* _EXERCISE DESCRIPTION_
Quote the listing below in its entirety, omitting every image.

* _PROVIDED DATA_
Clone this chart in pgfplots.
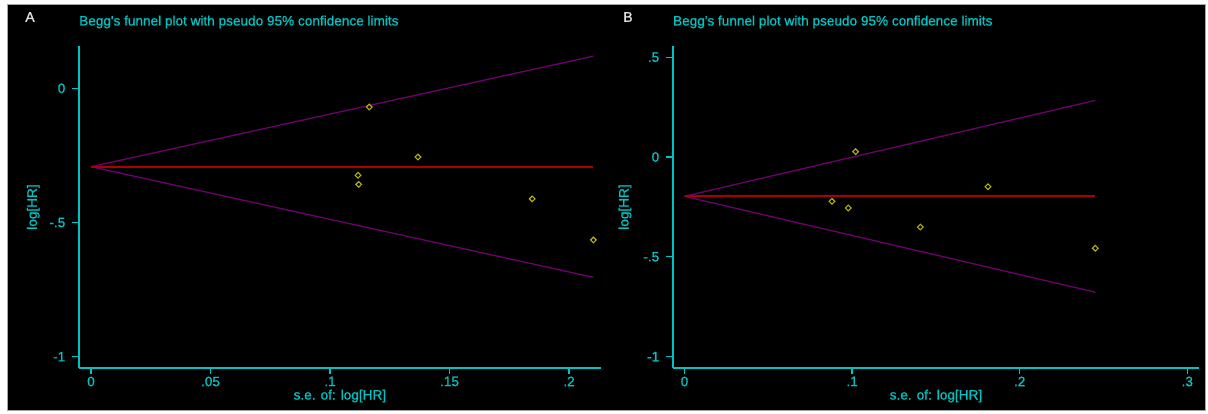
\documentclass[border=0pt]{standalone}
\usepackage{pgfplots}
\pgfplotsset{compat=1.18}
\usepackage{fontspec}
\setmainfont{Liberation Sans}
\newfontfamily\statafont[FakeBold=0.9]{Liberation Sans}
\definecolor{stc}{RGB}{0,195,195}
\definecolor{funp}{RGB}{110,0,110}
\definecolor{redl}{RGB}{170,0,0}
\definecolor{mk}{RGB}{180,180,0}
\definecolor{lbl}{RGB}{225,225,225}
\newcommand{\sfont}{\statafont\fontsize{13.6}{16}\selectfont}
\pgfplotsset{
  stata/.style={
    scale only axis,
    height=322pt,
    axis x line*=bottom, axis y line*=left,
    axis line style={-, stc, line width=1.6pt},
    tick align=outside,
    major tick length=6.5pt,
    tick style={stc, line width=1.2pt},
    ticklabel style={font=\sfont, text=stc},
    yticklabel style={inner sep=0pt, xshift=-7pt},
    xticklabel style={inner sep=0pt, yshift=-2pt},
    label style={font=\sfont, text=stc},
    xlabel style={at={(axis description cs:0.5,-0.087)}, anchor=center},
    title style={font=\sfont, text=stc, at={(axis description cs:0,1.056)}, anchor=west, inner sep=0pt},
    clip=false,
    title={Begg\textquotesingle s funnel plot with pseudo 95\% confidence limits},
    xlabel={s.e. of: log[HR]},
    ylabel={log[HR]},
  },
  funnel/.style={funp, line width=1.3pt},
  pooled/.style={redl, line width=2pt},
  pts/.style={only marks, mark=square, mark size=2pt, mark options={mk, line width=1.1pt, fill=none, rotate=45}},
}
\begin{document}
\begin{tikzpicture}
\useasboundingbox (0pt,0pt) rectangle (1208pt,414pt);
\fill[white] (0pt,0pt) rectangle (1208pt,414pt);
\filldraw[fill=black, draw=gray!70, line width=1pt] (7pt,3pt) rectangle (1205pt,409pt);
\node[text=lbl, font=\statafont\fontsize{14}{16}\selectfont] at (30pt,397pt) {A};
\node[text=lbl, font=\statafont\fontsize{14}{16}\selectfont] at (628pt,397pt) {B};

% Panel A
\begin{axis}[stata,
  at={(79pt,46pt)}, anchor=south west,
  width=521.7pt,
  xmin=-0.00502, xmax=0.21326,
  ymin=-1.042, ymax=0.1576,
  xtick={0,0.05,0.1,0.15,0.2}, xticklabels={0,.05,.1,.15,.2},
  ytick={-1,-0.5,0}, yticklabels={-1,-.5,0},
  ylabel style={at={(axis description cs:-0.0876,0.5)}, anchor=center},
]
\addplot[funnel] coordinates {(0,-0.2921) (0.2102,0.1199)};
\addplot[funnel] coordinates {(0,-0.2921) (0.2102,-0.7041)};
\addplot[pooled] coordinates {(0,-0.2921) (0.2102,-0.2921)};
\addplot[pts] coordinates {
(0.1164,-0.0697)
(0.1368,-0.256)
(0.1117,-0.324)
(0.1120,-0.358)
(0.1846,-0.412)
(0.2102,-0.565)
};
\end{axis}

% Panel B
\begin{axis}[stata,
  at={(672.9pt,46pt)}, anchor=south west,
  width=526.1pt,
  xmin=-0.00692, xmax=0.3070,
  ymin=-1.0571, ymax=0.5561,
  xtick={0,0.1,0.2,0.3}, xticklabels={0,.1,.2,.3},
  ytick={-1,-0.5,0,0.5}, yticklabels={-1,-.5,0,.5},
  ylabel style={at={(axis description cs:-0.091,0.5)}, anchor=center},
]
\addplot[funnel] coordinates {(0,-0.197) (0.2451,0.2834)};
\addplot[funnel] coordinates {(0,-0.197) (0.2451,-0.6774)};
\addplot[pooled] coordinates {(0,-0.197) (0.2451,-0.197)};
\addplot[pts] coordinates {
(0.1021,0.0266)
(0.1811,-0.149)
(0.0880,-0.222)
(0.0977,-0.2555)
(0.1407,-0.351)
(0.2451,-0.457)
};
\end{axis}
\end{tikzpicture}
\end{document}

* _FINAL RESULT_
Clone this chart in pgfplots.
\documentclass[border=0pt]{standalone}
\usepackage{pgfplots}
\pgfplotsset{compat=1.18}
\usepackage{fontspec}
\setmainfont{Liberation Sans}
\newfontfamily\statafont[FakeBold=0.9]{Liberation Sans}
\definecolor{stc}{RGB}{0,195,195}
\definecolor{funp}{RGB}{110,0,110}
\definecolor{redl}{RGB}{170,0,0}
\definecolor{mk}{RGB}{180,180,0}
\definecolor{lbl}{RGB}{225,225,225}
\newcommand{\sfont}{\statafont\fontsize{13.6}{16}\selectfont}
\pgfplotsset{
  stata/.style={
    scale only axis,
    height=322pt,
    axis x line*=bottom, axis y line*=left,
    axis line style={-, stc, line width=1.6pt},
    tick align=outside,
    major tick length=6.5pt,
    tick style={stc, line width=1.2pt},
    ticklabel style={font=\sfont, text=stc},
    yticklabel style={inner sep=0pt, xshift=-7pt},
    xticklabel style={inner sep=0pt, yshift=-2pt},
    label style={font=\sfont, text=stc},
    xlabel style={at={(axis description cs:0.5,-0.087)}, anchor=center},
    title style={font=\sfont, text=stc, at={(axis description cs:0,1.056)}, anchor=west, inner sep=0pt},
    clip=false,
    title={Begg\textquotesingle s funnel plot with pseudo 95\% confidence limits},
    xlabel={s.e. of: log[HR]},
    ylabel={log[HR]},
  },
  funnel/.style={funp, line width=1.3pt},
  pooled/.style={redl, line width=2pt},
  pts/.style={only marks, mark=square, mark size=2pt, mark options={mk, line width=1.1pt, fill=none, rotate=45}},
}
\begin{document}
\begin{tikzpicture}
\useasboundingbox (0pt,0pt) rectangle (1208pt,414pt);
\fill[white] (0pt,0pt) rectangle (1208pt,414pt);
\filldraw[fill=black, draw=gray!70, line width=1pt] (7pt,3pt) rectangle (1205pt,409pt);
\node[text=lbl, font=\statafont\fontsize{14}{16}\selectfont] at (30pt,397pt) {A};
\node[text=lbl, font=\statafont\fontsize{14}{16}\selectfont] at (628pt,397pt) {B};

% Panel A
\begin{axis}[stata,
  at={(79pt,46pt)}, anchor=south west,
  width=521.7pt,
  xmin=-0.00502, xmax=0.21326,
  ymin=-1.042, ymax=0.1576,
  xtick={0,0.05,0.1,0.15,0.2}, xticklabels={0,.05,.1,.15,.2},
  ytick={-1,-0.5,0}, yticklabels={-1,-.5,0},
  ylabel style={at={(axis description cs:-0.0876,0.5)}, anchor=center},
]
\addplot[funnel] coordinates {(0,-0.2921) (0.2102,0.1199)};
\addplot[funnel] coordinates {(0,-0.2921) (0.2102,-0.7041)};
\addplot[pooled] coordinates {(0,-0.2921) (0.2102,-0.2921)};
\addplot[pts] coordinates {
(0.1164,-0.0697)
(0.1368,-0.256)
(0.1117,-0.324)
(0.1120,-0.358)
(0.1846,-0.412)
(0.2102,-0.565)
};
\end{axis}

% Panel B
\begin{axis}[stata,
  at={(672.9pt,46pt)}, anchor=south west,
  width=526.1pt,
  xmin=-0.00692, xmax=0.3070,
  ymin=-1.0571, ymax=0.5561,
  xtick={0,0.1,0.2,0.3}, xticklabels={0,.1,.2,.3},
  ytick={-1,-0.5,0,0.5}, yticklabels={-1,-.5,0,.5},
  ylabel style={at={(axis description cs:-0.091,0.5)}, anchor=center},
]
\addplot[funnel] coordinates {(0,-0.197) (0.2451,0.2834)};
\addplot[funnel] coordinates {(0,-0.197) (0.2451,-0.6774)};
\addplot[pooled] coordinates {(0,-0.197) (0.2451,-0.197)};
\addplot[pts] coordinates {
(0.1021,0.0266)
(0.1811,-0.149)
(0.0880,-0.222)
(0.0977,-0.2555)
(0.1407,-0.351)
(0.2451,-0.457)
};
\end{axis}
\end{tikzpicture}
\end{document}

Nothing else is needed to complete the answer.